People claim that this debate is about protecting women and girls, but erase the fact that trans women are also women who deserve protection. And trans men and non-binary people are not safe either.  In fact, neither are cis women, women of colour, disabled women - any woman, or indeed person that could be seen as gender non-conforming, or not performing their assigned gender to the “correct” standard are at risk of being targeted too. Although the impact on cis people should not be the only or largest motivating factor to care about trans lives.

Trans men who do pass may be forced into the women’s facilities just because of their sex assigned at birth, opening them up to more harassment and violence, while non-passing trans and nonbinary people will face attacks wherever they go.


If you have trans people in your life, now is the time to support them.


Not to explain the legal nuance to them. Not to reassure them it'll be fine. Just to ask how they are, and how you can help, and actually listen. Show up. Send the message you've been meaning to send.
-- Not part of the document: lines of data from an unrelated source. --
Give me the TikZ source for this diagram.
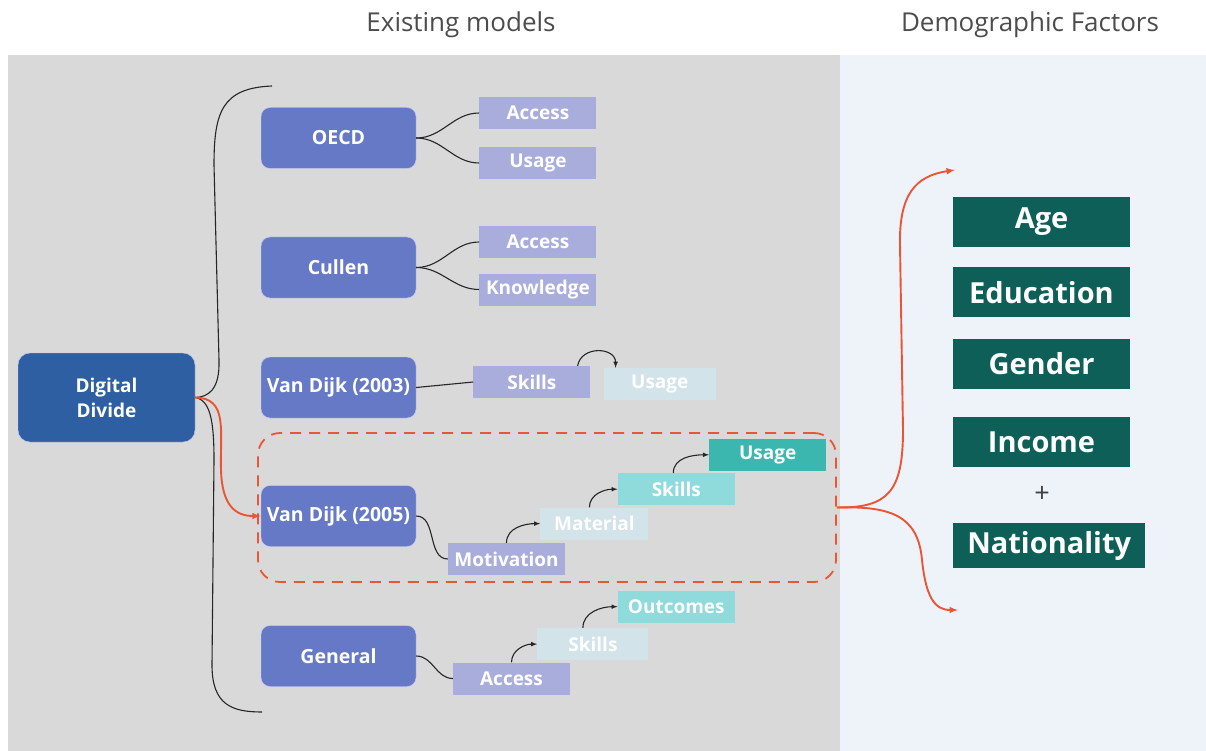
\documentclass[tikz,border=0pt]{standalone}
\usepackage{fontspec}
\setmainfont{Open Sans}
\usetikzlibrary{positioning,arrows,shapes,calc}
\definecolor{bggray}{HTML}{D9D9D9}
\definecolor{bgblue}{HTML}{EEF3FA}
\definecolor{ddblue}{HTML}{2E5FA3}
\definecolor{modblue}{HTML}{6579C6}
\definecolor{subpurple}{HTML}{A9ADDC}
\definecolor{palebox}{HTML}{D3E3EA}
\definecolor{lteal}{HTML}{8FDADB}
\definecolor{teal}{HTML}{3CB7B0}
\definecolor{facgreen}{HTML}{0E5F58}
\definecolor{redc}{HTML}{EA5535}
\tikzstyle{ttl}=[text=black!70, font=\fontsize{26}{30}\selectfont]
\tikzstyle{ddbox}=[rectangle, rounded corners=12pt, draw=blue!25!white, fill=ddblue, text=white,
                   font=\bfseries\fontsize{19}{25}\selectfont, minimum width=177pt,
                   minimum height=89pt, inner sep=0pt, align=center]
\tikzstyle{mbox}=[rectangle, rounded corners=9pt, draw=blue!20!white, fill=modblue, text=white,
                  font=\bfseries\fontsize{19.5}{22}\selectfont, minimum width=155pt,
                  minimum height=61pt, inner sep=0pt]
\tikzstyle{sbox}=[rectangle, fill=subpurple, text=white, font=\bfseries\fontsize{19}{22}\selectfont,
                  minimum width=117pt, minimum height=32pt, inner sep=0pt]
\tikzstyle{pbox}=[sbox, fill=palebox]
\tikzstyle{lbox}=[sbox, fill=lteal]
\tikzstyle{tbox}=[sbox, fill=teal]
\tikzstyle{fbox}=[rectangle, fill=facgreen, text=white, font=\bfseries\fontsize{29}{34}\selectfont,
                  minimum width=177pt, minimum height=50pt, inner sep=0pt]
\tikzstyle{hlbox}=[rectangle, rounded corners=22pt, draw=redc, dashed, dash pattern=on 11pt off 8pt,
                   line width=1.8pt, minimum width=578pt, minimum height=149pt]
\tikzstyle{cline}=[-, black!85, line width=1.1pt]
\tikzstyle{sarrow}=[-latex, black!85, line width=1.1pt]
\tikzstyle{rline}=[-latex, redc, line width=1.9pt]

\begin{document}
\begin{tikzpicture}[x=1pt,y=-1pt]
\useasboundingbox (0,0) rectangle (1206,751);
\fill[bggray] (8,55) rectangle (840,751);
\fill[bgblue] (840,55) rectangle (1206,751);

\node (EXIST) [ttl] at (461,25) {Existing models};
\node (DEMO) [ttl] at (1030,25) {Demographic Factors};

\node (DD) [ddbox] at (106.5,397.5) {Digital\\Divide};

\node (OECD) [mbox] at (338.5,138) {OECD};
\node (CUL) [mbox] at (338.5,267.5) {Cullen};
\node (VD03) [mbox] at (338.5,387.5) {Van Dijk (2003)};
\node (VD05) [mbox] at (338.5,516) {Van Dijk (2005)};
\node (GEN) [mbox] at (338.5,656) {General};

\node (HL) [hlbox] at (547,507.5) {};

% OECD and Cullen
\node (OA) [sbox, right=63pt of OECD, yshift=25pt] {Access};
\node (OU) [sbox, right=63pt of OECD, yshift=-25pt] {Usage};
\draw[cline] (OECD.east) to[out=0,in=180] (OA.west);
\draw[cline] (OECD.east) to[out=0,in=180] (OU.west);
\node (CA) [sbox, right=63pt of CUL, yshift=25.5pt] {Access};
\node (CK) [sbox, right=63pt of CUL, yshift=-22pt] {Knowledge};
\draw[cline] (CUL.east) to[out=0,in=180] (CA.west);
\draw[cline] (CUL.east) to[out=0,in=180] (CK.west);

% Van Dijk (2003)
\node (SK03) [sbox, right=57pt of VD03, yshift=5.5pt] {Skills};
\node (U03) [pbox, minimum width=112pt, right=13pt of SK03, yshift=-2pt] {Usage};
\draw[cline] (VD03.east) -- (SK03.west);
\draw[sarrow] ([xshift=-13pt]SK03.north east) to[out=80,in=90,looseness=1.4] ([xshift=12pt]U03.north west);

% Van Dijk (2005)
\node (MOT) [sbox] at (506.5,559) {Motivation};
\node (MAT) [pbox, minimum width=108pt, above right=3pt and -25pt of MOT] {Material};
\node (SK05) [lbox, above right=2pt and -31pt of MAT] {Skills};
\node (U05) [tbox, above right=2pt and -26pt of SK05] {Usage};
\draw[cline] (VD05.east) to[out=0,in=180] (MOT.west);
\draw[sarrow] (MOT.north) to[out=90,in=180] (MAT.west);
\draw[sarrow] ([xshift=-5pt]MAT.north) to[out=90,in=180] (SK05.west);
\draw[sarrow] ([xshift=-3pt]SK05.north) to[out=90,in=180] (U05.west);

% General
\node (GA) [sbox] at (511.5,678.5) {Access};
\node (GS) [pbox, minimum width=111pt, above right=2pt and -33pt of GA] {Skills};
\node (GO) [lbox, above right=5pt and -31pt of GS] {Outcomes};
\draw[cline] (GEN.east) to[out=0,in=180] (GA.west);
\draw[sarrow] (GA.north) to[out=90,in=180] (GS.west);
\draw[sarrow] ([xshift=-10pt]GS.north) to[out=90,in=180] (GO.west);

% brace
\coordinate (BT) at (272,86);
\coordinate (BB) at (262,712);
\draw[cline] (BT) .. controls (222,88) and (214,112) .. (214,165) -- (219,360)
      .. controls (220,390) and (208,397) .. (DD.east);
\draw[cline] (DD.east) .. controls (210,400) and (214,420) .. (214,460) -- (212,665)
      .. controls (212,705) and (232,712) .. (BB);
\draw[rline] (DD.east) .. controls (228,398) and (220,430) .. (221,470)
      .. controls (222,505) and (235,516) .. (VD05.west);

% factors
\node (AGE) [fbox] at (1041.5,222) {Age};
\node (EDU) [fbox, below=20pt of AGE] {Education};
\node (GND) [fbox, below=21pt of EDU] {Gender};
\node (INC) [fbox, below=28pt of GND] {Income};
\node (PLUS) [text=black!75, font=\fontsize{27}{30}\selectfont] at (1042,494) {+};
\node (NAT) [fbox, minimum width=192pt, minimum height=45pt, anchor=west] at (953,545.5) {Nationality};
\coordinate (FU) at (955,170);
\coordinate (FD) at (958,610);
\draw[rline] (HL.east) .. controls (888,508) and (903,492) .. (903,430) -- (900,245)
      .. controls (899,195) and (915,176) .. (FU);
\draw[rline] (HL.east) .. controls (890,506) and (918,515) .. (922,560)
      .. controls (926,598) and (935,610) .. (FD);
\end{tikzpicture}
\end{document}
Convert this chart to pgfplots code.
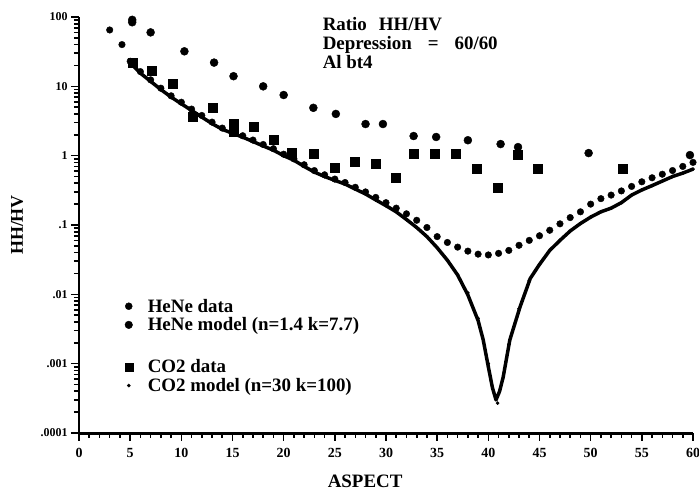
\documentclass[border=0pt]{standalone}
\usepackage{fontspec}
\setmainfont{Liberation Serif}
\usepackage{pgfplots}
\pgfplotsset{compat=1.18}

\begin{document}
\begin{tikzpicture}
\begin{axis}[
  name=ax,
  scale only axis, width=614bp, height=416bp,
  xmin=0, xmax=60, ymode=log, ymin=1e-4, ymax=100,
  clip=false,
  axis lines*=left,
  axis line style={line width=3pt},
  xtick={0,5,...,60}, minor x tick num=4,
  ytick={1e-4,1e-3,1e-2,1e-1,1,10,100},
  yticklabels={.0001,.001,.01,.1,1,10,100},
  minor ytick={2e-4,3e-4,4e-4,5e-4,6e-4,7e-4,8e-4,9e-4,
               2e-3,3e-3,4e-3,5e-3,6e-3,7e-3,8e-3,9e-3,
               2e-2,3e-2,4e-2,5e-2,6e-2,7e-2,8e-2,9e-2,
               .2,.3,.4,.5,.6,.7,.8,.9,2,3,4,5,6,7,8,9,
               20,30,40,50,60,70,80,90},
  tick align=outside, major tick length=8bp, minor tick length=5bp,
  every tick/.style={black, line width=1.6pt},
  xticklabel style={font=\fontsize{14}{14}\selectfont\bfseries, yshift=-4bp},
  yticklabel style={font=\fontsize{12}{12}\selectfont\bfseries},
  /pgf/number format/assume math mode=true,
  xlabel={ASPECT},
  xlabel style={at={(axis description cs:0.466,-0.115)}, anchor=center,
    font=\fontsize{19}{19}\selectfont\bfseries},
  ylabel={HH/HV},
  ylabel style={at={(axis description cs:-0.101,0.5)}, anchor=center,
    font=\fontsize{18}{18}\selectfont\bfseries},
  legend style={at={(axis description cs:0.062,0.33)}, anchor=north west,
    draw=none, fill=none, font=\fontsize{19}{19}\selectfont\bfseries,
    row sep=2bp, column sep=14bp, nodes={inner sep=1bp}},
  legend cell align=left,
]
% CO2 model
\addplot[black, line width=3.5pt, line join=round, forget plot] coordinates {
(5,22) (6,15.5) (7,11.8) (8,9.0) (9,7.0) (10,5.6) (11,4.5) (12,3.6) (13,2.9)
(14,2.4) (15,2.1) (16,1.85) (17,1.6) (18,1.38) (19,1.2) (20,1.0) (21,0.86)
(22,0.7) (23,0.58) (24,0.5) (25,0.44) (26,0.39) (27,0.33) (28,0.28) (29,0.23)
(30,0.19) (31,0.155) (32,0.12) (33,0.092) (34,0.068) (35,0.047) (36,0.031)
(37,0.019) (38,0.0098) (39,0.0042) (39.5,0.0022) (40,0.0009) (40.4,0.00045)
(40.75,0.0003) (41.1,0.0004) (41.45,0.00064) (42.1,0.0022) (43.1,0.0066)
(44.1,0.017) (45,0.027) (46,0.043) (47,0.06) (48,0.082) (49,0.105) (50,0.13)
(51,0.155) (52,0.175) (53,0.21) (54,0.27) (55,0.32) (56,0.37) (57,0.43)
(58,0.5) (59,0.56) (60,0.64)};
\addplot[only marks, mark=*, mark size=1.6bp, black, forget plot] coordinates {
(5,22) (6,15.5) (7,11.8) (8,9.0) (9,7.0) (10,5.6) (11,4.5) (12,3.6) (13,2.9)
(14,2.4) (15,2.1) (16,1.85) (17,1.6) (18,1.38) (19,1.2) (20,1.0) (21,0.86)
(22,0.7) (23,0.58) (24,0.5) (25,0.44) (26,0.39) (27,0.33) (28,0.28) (29,0.23)
(30,0.19) (31,0.155) (32,0.12) (33,0.092) (34,0.068) (35,0.047) (36,0.031)
(37,0.019) (38,0.0105) (39,0.0045) (40,0.0010) (40.9,0.00027) (42,0.0019)
(43,0.0062) (44,0.016) (45,0.027) (46,0.043) (47,0.06) (48,0.082) (49,0.105)
(50,0.13) (51,0.155) (52,0.175) (53,0.21) (54,0.27) (55,0.32) (56,0.37)
(57,0.43) (58,0.5) (59,0.56) (60,0.64)};
% HeNe model
\addplot[only marks, mark=*, mark size=3.3bp, black, forget plot] coordinates {
(3,65) (4.2,40) (5,23) (6,16.3) (7,12.4) (8,9.4) (9,7.3) (10,5.9) (11,4.7)
(12,3.8) (13,3.05) (14,2.5) (15,2.2) (16,1.94) (17,1.68) (18,1.45) (19,1.26)
(20,1.05) (21,0.9) (22,0.74) (23,0.61) (24,0.53) (25,0.46) (26,0.41)
(27,0.35) (28,0.3) (29,0.25) (30,0.21) (31,0.175) (32,0.145) (33,0.117)
(34,0.092) (35,0.068) (36,0.056) (37,0.048) (38,0.042) (39,0.038) (40,0.037)
(41,0.039) (42,0.043) (43,0.051) (44,0.06) (45,0.07) (46,0.084) (47,0.104)
(48,0.128) (49,0.155) (50,0.2) (51,0.24) (52,0.27) (53,0.31) (54,0.36)
(55,0.42) (56,0.48) (57,0.54) (58,0.61) (59,0.7) (60,0.8)};
% CO2 data
\addplot[only marks, mark=square*, mark size=4.5bp, black, forget plot] coordinates {
(5.2,22) (7.1,17) (9.2,11) (11.1,3.7) (13.1,4.9) (15.1,2.86) (15.1,2.2)
(17.1,2.6) (19,1.68) (20.8,1.09) (22.9,1.06) (25,0.68) (26.9,0.81) (29,0.76)
(30.9,0.48) (32.7,1.06) (34.8,1.06) (36.8,1.06) (38.9,0.64) (40.9,0.34)
(42.9,1.02) (44.8,0.64) (53.1,0.64)};
% HeNe data
\addplot[only marks, mark=*, mark size=4bp, black, forget plot] coordinates {
(5.2,91) (5.2,84) (7,60) (10.3,32) (13.2,22) (15.1,14) (18,10) (20,7.5)
(22.9,4.9) (25.1,4) (28,2.86) (29.7,2.86) (32.7,1.92) (34.9,1.86) (38,1.67)
(41.2,1.47) (42.9,1.33) (49.8,1.09) (59.7,1.02)};

\addlegendimage{only marks, mark=*, mark size=3.5bp, black}
\addlegendentry{HeNe data}
\addlegendimage{only marks, mark=*, mark size=3.8bp, black}
\addlegendentry{HeNe model (n=1.4 k=7.7)}
\addlegendimage{empty legend}
\addlegendentry{\rule{0pt}{18bp}}
\addlegendimage{only marks, mark=square*, mark size=4bp, black}
\addlegendentry{CO2 data}
\addlegendimage{only marks, mark=*, mark size=1.6bp, black}
\addlegendentry{CO2 model (n=30 k=100)}

\node[anchor=north west, align=left, inner sep=0pt,
  font=\fontsize{19}{19}\selectfont\bfseries] at (axis cs:23.8,100)
  {Ratio\hspace{12bp}HH/HV\\Depression\hspace{16bp}=\hspace{16bp}60/60\\Al bt4};
\end{axis}
\pgfresetboundingbox
\path[use as bounding box] ([xshift=-79bp,yshift=-61bp]ax.south west)
  rectangle ([xshift=6bp,yshift=17bp]ax.north east);
\end{tikzpicture}
\end{document}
Being an ally isn't a label you earn once, it's something you continually practice, especially when things get rough.


And it doesn't stop there. The trans community needs more than just individual kindness right now. We need people willing to show up collectively. Donate to trans-led organisations, including those doing the legal work that is actively pushing back on this. Contact your MP about this. Get involved in your local community. Speak up in the conversations happening around you: at work, in your family group chat, wherever you have a voice. Push back on the framing that treats trans lives as a policy problem to be solved. 

We have been fighting this fight for a long time, and we are tired. But we are still here. We will always be here, no matter how hard they try to erase us. We deserve to live. And we won’t stop fighting for that.